Voila, j'ai inserer un cd dans mon mange disque aujourd'hui, mon powerbook ne l'a pas reconnu a priori puisqu'il n'a pas affiché sa présence dans le finder. je ne peux donc l'ejecter puisque pour l'ordinateur il n'existe pas. Comment Faire? Please

J'ai pensé qu'il y avait peut-etre un moyen de forcer l'ordinateur à mettre en route la procédure d'ejection, malgré la non-présence du cd ( en tout cas pour lui).

Si on pouvait m'eclairer sur ce sujet...


----------



## redfish (17 Février 2005)

Voila, j'ai inserer un cd dans mon mange disque aujourd'hui, mon powerbook ne l'a pas reconnu a priori puisqu'il n'a pas affiché sa présence dans le finder. je ne peux donc l'ejecter puisque pour l'ordinateur il n'existe pas. Comment Faire? Please

J'ai pensé qu'il y avait peut-etre un moyen de forcer l'ordinateur à mettre en route la procédure d'ejection, malgré la non-présence du cd ( en tout cas pour lui).
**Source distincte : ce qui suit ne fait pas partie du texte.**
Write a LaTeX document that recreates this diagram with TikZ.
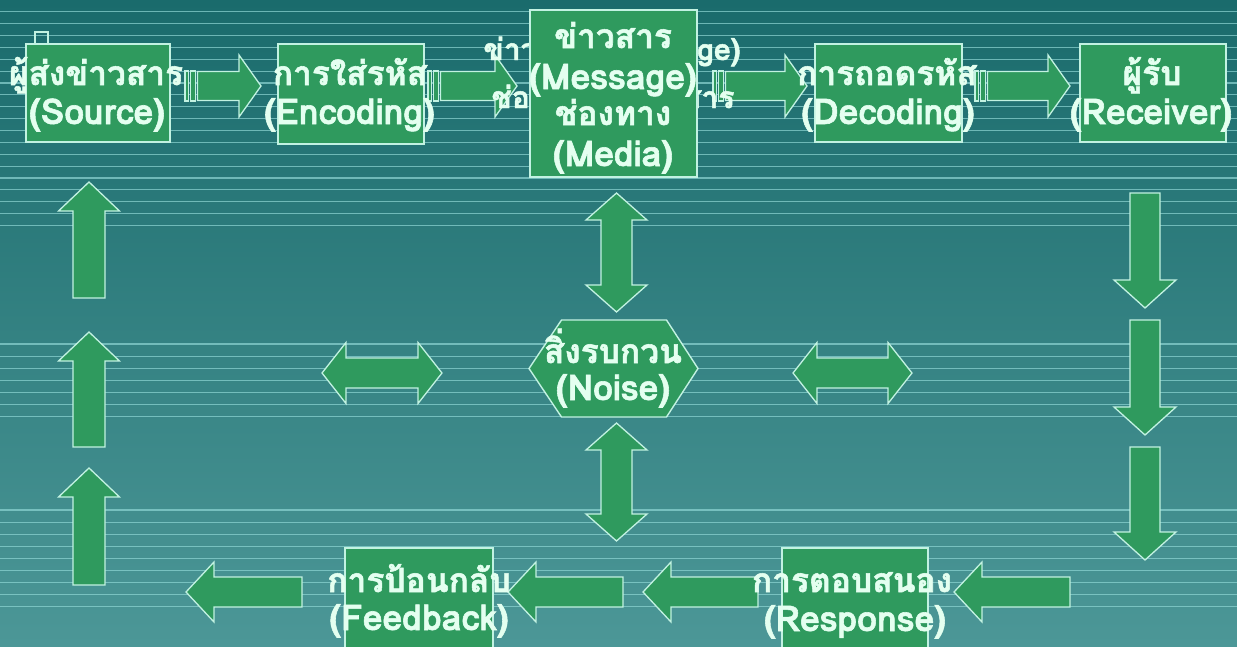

Si on pouvait m'eclairer sur ce sujet...  :rose:


----------



## r e m y (17 Février 2005)

Tu peux démarrer le powerbook en maintenant le clic-souris appuyé

Je crois que tu peux aussi lancer iTunes et cliquer le bouton "Ejecter" (en bas à droite de la fenêtre)


----------



## r e m y (18 Février 2005)

As-tu réussi à sortir ce p...  de CD ? Ou le mange disque l'a complètement digéré....


----------